Subsection 6 of that statute provides:
“ ‘Premises’ includes any building and any real property, whether privately or publicly owned.”

 Lloyd’s rules, as adopted, included a declaration that “these rules shall in no way he construed or interpreted as the owners’ acquiescence in political petitioning at Lloyd Center in violation of our rights.” Other constitutional provisions below are also cited by the parties. Article I, section 26, of the Oregon Constitution in part provides:
“No law shall be passed restraining any of the inhabitants of the State from assembling together in a peaceable manner * *
Article I, section 8, provides in part:
“No law shall be passed restraining the free expression of opinion * * * on any subject whatever * *

 Lloyd Corporation v.
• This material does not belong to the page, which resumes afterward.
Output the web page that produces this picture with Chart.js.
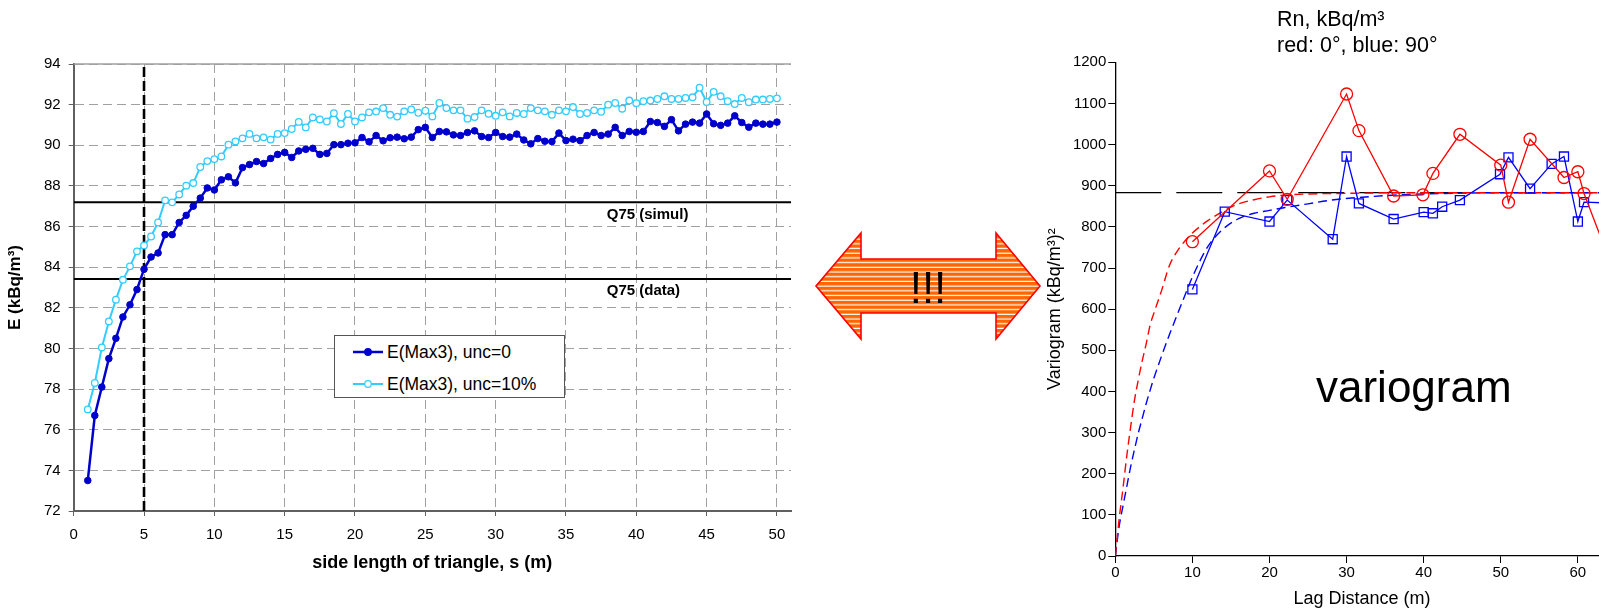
<!DOCTYPE html>
<html>
<head>
<meta charset="utf-8">
<script src="https://cdn.jsdelivr.net/npm/chart.js@4.4.1/dist/chart.umd.min.js"></script>
<style>
  html, body { margin: 0; padding: 0; background: #fff; width: 1599px; height: 610px; overflow: hidden; position: relative; }
  body { font-family: "Liberation Sans", Arial, sans-serif; color: #000; }
  #leftChart { position: absolute; left: 0; top: 0; }
  #rightChart { position: absolute; left: 1000px; top: 0; }
  #arrow { position: absolute; left: 0; top: 0; }
  .legend { position: absolute; left: 334px; top: 335px; width: 229px; height: 61px; border: 1.5px solid #555; background: #fff; }
  .legend .item { position: absolute; left: 18px; height: 24px; display: flex; align-items: center; font-size: 17.5px; white-space: nowrap; }
  .legend svg { margin-right: 4px; }
  .rn-title { position: absolute; left: 1277px; top: 6px; font-size: 21.5px; line-height: 26px; }
  .big-word { position: absolute; left: 1316px; top: 359px; font-size: 44px; line-height: 56px; }
</style>
</head>
<body>
<canvas id="leftChart" width="800" height="610"></canvas>
<canvas id="rightChart" width="620" height="610"></canvas>
<div class="legend" id="legend"></div>
<svg id="arrow" width="1599" height="610">
  <defs>
    <pattern id="stripes" width="20" height="4.7" patternUnits="userSpaceOnUse">
      <rect width="20" height="4.7" fill="#ff6600"/>
      <rect y="3.5" width="20" height="1.2" fill="#fff"/>
    </pattern>
  </defs>
  <path d="M816,286 L861,233 L861,259 L996,259 L996,233 L1040,286 L996,339 L996,313 L861,313 L861,339 Z"
        fill="url(#stripes)" stroke="#ff0000" stroke-width="1.6"/>
  <text x="928" y="303" text-anchor="middle" font-size="44" font-family="Liberation Sans, Arial, sans-serif">!!!</text>
</svg>
<div class="rn-title">Rn, kBq/m³<br>red: 0°, blue: 90°</div>
<div class="big-word">variogram</div>

<script>
// left chart: E(Max3) vs triangle side length
const sideLength = [1, 1.5, 2, 2.5, 3, 3.5, 4, 4.5, 5, 5.5, 6, 6.5, 7, 7.5, 8, 8.5, 9, 9.5, 10, 10.5,
  11, 11.5, 12, 12.5, 13, 13.5, 14, 14.5, 15, 15.5, 16, 16.5, 17, 17.5, 18, 18.5, 19, 19.5, 20, 20.5,
  21, 21.5, 22, 22.5, 23, 23.5, 24, 24.5, 25, 25.5, 26, 26.5, 27, 27.5, 28, 28.5, 29, 29.5, 30, 30.5,
  31, 31.5, 32, 32.5, 33, 33.5, 34, 34.5, 35, 35.5, 36, 36.5, 37, 37.5, 38, 38.5, 39, 39.5, 40, 40.5,
  41, 41.5, 42, 42.5, 43, 43.5, 44, 44.5, 45, 45.5, 46, 46.5, 47, 47.5, 48, 48.5, 49, 49.5, 50];

const eUnc0 = [73.5, 76.7, 78.1, 79.5, 80.5, 81.55, 82.15, 82.9, 83.9, 84.5,
  84.7, 85.6, 85.6, 86.2, 86.55, 87.0, 87.4, 87.9, 87.8, 88.3,
  88.45, 88.15, 88.9, 89.05, 89.2, 89.1, 89.35, 89.55, 89.65, 89.4,
  89.72, 89.8, 89.85, 89.55, 89.6, 90.03, 90.03, 90.1, 90.12, 90.38,
  90.17, 90.48, 90.22, 90.37, 90.4, 90.32, 90.4, 90.77, 90.88, 90.38,
  90.68, 90.66, 90.51, 90.48, 90.63, 90.71, 90.43, 90.38, 90.63, 90.43,
  90.4, 90.55, 90.26, 90.07, 90.33, 90.2, 90.18, 90.6, 90.23, 90.3,
  90.23, 90.48, 90.63, 90.48, 90.55, 90.88, 90.48, 90.68, 90.64, 90.68,
  91.17, 91.12, 90.93, 91.26, 90.71, 91.04, 91.14, 91.09, 91.54, 91.06,
  90.98, 91.09, 91.45, 91.12, 90.89, 91.09, 91.04, 91.04, 91.14];

const eUnc10 = [77.0, 78.3, 80.05, 81.33, 82.4, 83.38, 84.04, 84.78, 85.07, 85.51,
  86.2, 87.29, 87.19, 87.58, 88.01, 88.14, 88.93, 89.22, 89.32, 89.45,
  90.03, 90.19, 90.34, 90.56, 90.34, 90.39, 90.28, 90.56, 90.6, 90.8,
  91.15, 90.88, 91.37, 91.27, 91.17, 91.58, 91.05, 91.54, 91.17, 91.37,
  91.62, 91.66, 91.83, 91.5, 91.41, 91.67, 91.76, 91.6, 91.7, 91.42,
  92.08, 91.83, 91.72, 91.72, 91.31, 91.39, 91.72, 91.55, 91.45, 91.62,
  91.42, 91.59, 91.54, 91.83, 91.72, 91.67, 91.5, 91.72, 91.67, 91.88,
  91.54, 91.59, 91.72, 91.65, 92.0, 92.08, 91.8, 92.2, 92.07, 92.17,
  92.2, 92.28, 92.41, 92.28, 92.28, 92.33, 92.36, 92.83, 92.13, 92.63,
  92.41, 92.17, 92.03, 92.33, 92.12, 92.25, 92.25, 92.28, 92.31];

const q75Simul = 87.2;
const q75Data = 83.42;
const chosenSide = 5;

// right chart: experimental + model variograms
const lagRed = [10, 20, 22.3, 30, 31.6, 36.1, 39.9, 41.2, 44.7, 50, 51, 53.8, 58.2, 60, 60.8, 64];
const gammaRed = [764, 936, 867, 1123, 1034, 875, 878, 930, 1025, 950, 860, 1013, 920, 934, 881, 724];
const lagBlue = [10, 14.2, 20, 22.3, 28.2, 30, 31.6, 36.1, 40, 41.2, 42.4, 44.7, 49.9, 51, 53.8, 56.6, 58.2, 60, 60.8, 64];
const gammaBlue = [648, 837, 813, 865, 770, 971, 857, 819, 836, 833, 849, 865, 928, 969, 893, 953, 971, 813, 860, 858];
const modelLag = [0, 0.5, 1, 1.5, 2, 2.5, 3, 3.5, 4, 4.5, 5, 6, 7, 8, 9, 10, 12, 14, 16, 18, 20, 22, 25, 28, 32, 36, 40, 45, 50, 64];
const modelRed = [0, 90, 165, 245, 315, 380, 430, 475, 515, 560, 590, 645, 705, 740, 765, 785, 815, 838, 856, 866, 873, 877, 880, 881, 882, 883, 883, 883, 883, 883];
const modelBlue = [0, 72, 122, 170, 218, 260, 300, 335, 370, 402, 432, 486, 537, 585, 632, 678, 752, 795, 820, 833, 840, 847, 856, 865, 872, 877, 880, 882, 883, 883];
const sill = 883;

const FONT = '"Liberation Sans", Arial, sans-serif';
Chart.defaults.font.family = FONT;
Chart.defaults.color = '#000';

const pts = (xs, ys) => xs.map((x, i) => ({ x, y: ys[i] }));

// Q75 captions + solid top edge of the plot area
const q75Labels = {
  id: 'q75Labels',
  beforeDatasetsDraw(chart) {
    const { ctx, chartArea } = chart;
    ctx.save();
    ctx.strokeStyle = '#a0a0a0';
    ctx.lineWidth = 1.5;
    ctx.beginPath();
    ctx.moveTo(chartArea.left, chartArea.top);
    ctx.lineTo(chartArea.right, chartArea.top);
    ctx.stroke();
    ctx.restore();
  },
  afterDatasetsDraw(chart) {
    const { ctx, scales: { x, y } } = chart;
    ctx.save();
    ctx.font = 'bold 15px ' + FONT;
    ctx.fillStyle = '#000';
    ctx.textAlign = 'left';
    ctx.textBaseline = 'middle';
    ctx.fillText('Q75 (simul)', x.getPixelForValue(37.9), y.getPixelForValue(q75Simul) + 13);
    ctx.fillText('Q75 (data)', x.getPixelForValue(37.9), y.getPixelForValue(q75Data) + 12);
    ctx.restore();
  }
};

const leftChart = new Chart(document.getElementById('leftChart'), {
  type: 'line',
  data: {
    datasets: [
      {
        label: 'E(Max3), unc=0',
        data: pts(sideLength, eUnc0),
        borderColor: '#0000cc', backgroundColor: '#0000cc',
        borderWidth: 2.5, pointRadius: 3.3, pointBorderWidth: 1, pointHoverRadius: 3.3
      },
      {
        label: 'E(Max3), unc=10%',
        data: pts(sideLength, eUnc10),
        borderColor: '#33ccff', backgroundColor: '#ffffff',
        borderWidth: 2, pointRadius: 3.3, pointBorderWidth: 1.3, pointHoverRadius: 3.3
      },
      {
        label: 'Q75 (simul)',
        data: pts([0, 51], [q75Simul, q75Simul]),
        borderColor: '#000', borderWidth: 2, pointRadius: 0
      },
      {
        label: 'Q75 (data)',
        data: pts([0, 51], [q75Data, q75Data]),
        borderColor: '#000', borderWidth: 2, pointRadius: 0
      },
      {
        label: 's = 5',
        data: pts([chosenSide, chosenSide], [72, 94]),
        borderColor: '#000', borderWidth: 2.6, borderDash: [10, 4], pointRadius: 0
      }
    ]
  },
  options: {
    responsive: false,
    animation: false,
    layout: { padding: { top: 64, right: 9, left: 0, bottom: 0 } },
    plugins: { legend: { display: false }, tooltip: { enabled: false } },
    scales: {
      x: {
        type: 'linear', min: 0, max: 51,
        ticks: { stepSize: 5, includeBounds: false, maxRotation: 0, padding: 10, font: { size: 15 }, color: '#000' },
        grid: { color: '#a0a0a0', lineWidth: 1, tickColor: '#606060', tickLength: 5, tickBorderDash: [] },
        border: { color: '#606060', width: 2, dash: [9, 5] },
        title: { display: true, text: 'side length of triangle, s (m)', font: { size: 18, weight: 'bold' }, color: '#000', padding: { top: 0, bottom: 36 } },
        afterFit(scale) { scale.height = 99; }
      },
      y: {
        min: 72, max: 94,
        ticks: { stepSize: 2, padding: 8, font: { size: 15 }, color: '#000' },
        grid: { color: '#a0a0a0', lineWidth: 1, tickColor: '#606060', tickLength: 5, tickBorderDash: [] },
        border: { color: '#606060', width: 2, dash: [9, 5] },
        title: { display: true, text: 'E (kBq/m³)', font: { size: 17, weight: 'bold' }, color: '#000', padding: { top: 5, bottom: 0 } },
        afterFit(scale) { scale.width = 73.7; }
      }
    }
  },
  plugins: [q75Labels]
});

// html legend built from the first two datasets
function buildLegend() {
  const box = document.getElementById('legend');
  leftChart.data.datasets.slice(0, 2).forEach((ds, i) => {
    const item = document.createElement('div');
    item.className = 'item';
    item.style.top = (4 + i * 32) + 'px';
    item.innerHTML = `<svg width="30" height="12"><line x1="0" y1="6" x2="30" y2="6" stroke="${ds.borderColor}" stroke-width="${ds.borderWidth}"/>` +
      `<circle cx="15" cy="6" r="3.3" fill="${ds.backgroundColor}" stroke="${ds.borderColor}" stroke-width="1.2"/></svg>` +
      `<span>${ds.label}</span>`;
    box.appendChild(item);
  });
}
buildLegend();

new Chart(document.getElementById('rightChart'), {
  type: 'line',
  data: {
    datasets: [
      {
        label: 'red: 0°',
        data: pts(lagRed, gammaRed),
        borderColor: '#ff0000', backgroundColor: 'rgba(0,0,0,0)',
        borderWidth: 1.3, pointStyle: 'circle', pointRadius: 6, pointBorderWidth: 1.3, pointHoverRadius: 6
      },
      {
        label: 'blue: 90°',
        data: pts(lagBlue, gammaBlue),
        borderColor: '#0000ff', backgroundColor: 'rgba(0,0,0,0)',
        borderWidth: 1.3, pointStyle: 'rect', pointRadius: 6.4, pointBorderWidth: 1.3, pointHoverRadius: 6.4
      },
      {
        label: 'model 0°',
        data: pts(modelLag, modelRed),
        borderColor: '#ff0000', borderWidth: 1.4, borderDash: [9, 5], pointRadius: 0, cubicInterpolationMode: 'monotone'
      },
      {
        label: 'model 90°',
        data: pts(modelLag, modelBlue),
        borderColor: '#0000ff', borderWidth: 1.4, borderDash: [9, 5], pointRadius: 0, cubicInterpolationMode: 'monotone'
      },
      {
        label: 'sill',
        data: pts([0, 64], [sill, sill]),
        borderColor: '#000', borderWidth: 1.3, borderDash: [46, 15], pointRadius: 0
      }
    ]
  },
  options: {
    responsive: false,
    animation: false,
    layout: { padding: { top: 62.3, right: 11.3, left: 0, bottom: 0 } },
    plugins: { legend: { display: false }, tooltip: { enabled: false } },
    scales: {
      x: {
        type: 'linear', min: 0, max: 64,
        ticks: { stepSize: 10, includeBounds: false, maxRotation: 0, padding: 1, font: { size: 15 }, color: '#000' },
        grid: { drawOnChartArea: false, tickColor: '#000', tickLength: 7 },
        border: { color: '#000', width: 1.3 },
        title: { display: true, text: 'Lag Distance (m)', font: { size: 18 }, color: '#000', padding: { top: 0, bottom: 0 } },
        afterFit(scale) { scale.height = 54; }
      },
      y: {
        min: 0, max: 1200,
        ticks: { stepSize: 100, padding: 2, font: { size: 15 }, color: '#000', callback: v => String(v) },
        grid: { drawOnChartArea: false, tickColor: '#000', tickLength: 7 },
        border: { color: '#000', width: 1.3 },
        title: { display: true, text: 'Variogram (kBq/m³)²', font: { size: 18 }, color: '#000', padding: { top: 44, bottom: 0 } },
        afterFit(scale) { scale.width = 115.3; }
      }
    }
  }
});
</script>
</body>
</html>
Whiffen, 307 Or 674, 677-78, 773 P2d 1294 (1989) describes the center.

 It is the state and not merely the property owner who decides whether to bring a criminal prosecution and it is the state, not the property owner, who prosecutes the criminal action.

 The provisions of ORS 164.205, set out in note 2, supra, apply. ORS 164.245 requires that the remaining be unlawful and that in turn required that a direction to leave be lawful.

 This federal equal protection issue was developed by the dissent and was not the thrust of Lloyd Corporation’s contentions, which were aimed at excluding all speech not consented to by the corporation. As the dissent states, 315 Or at 547:
“Unquestionably, signature-gathering for initiative petitions is political speech of a kind that lies at the core of values protected by the First Amendment.”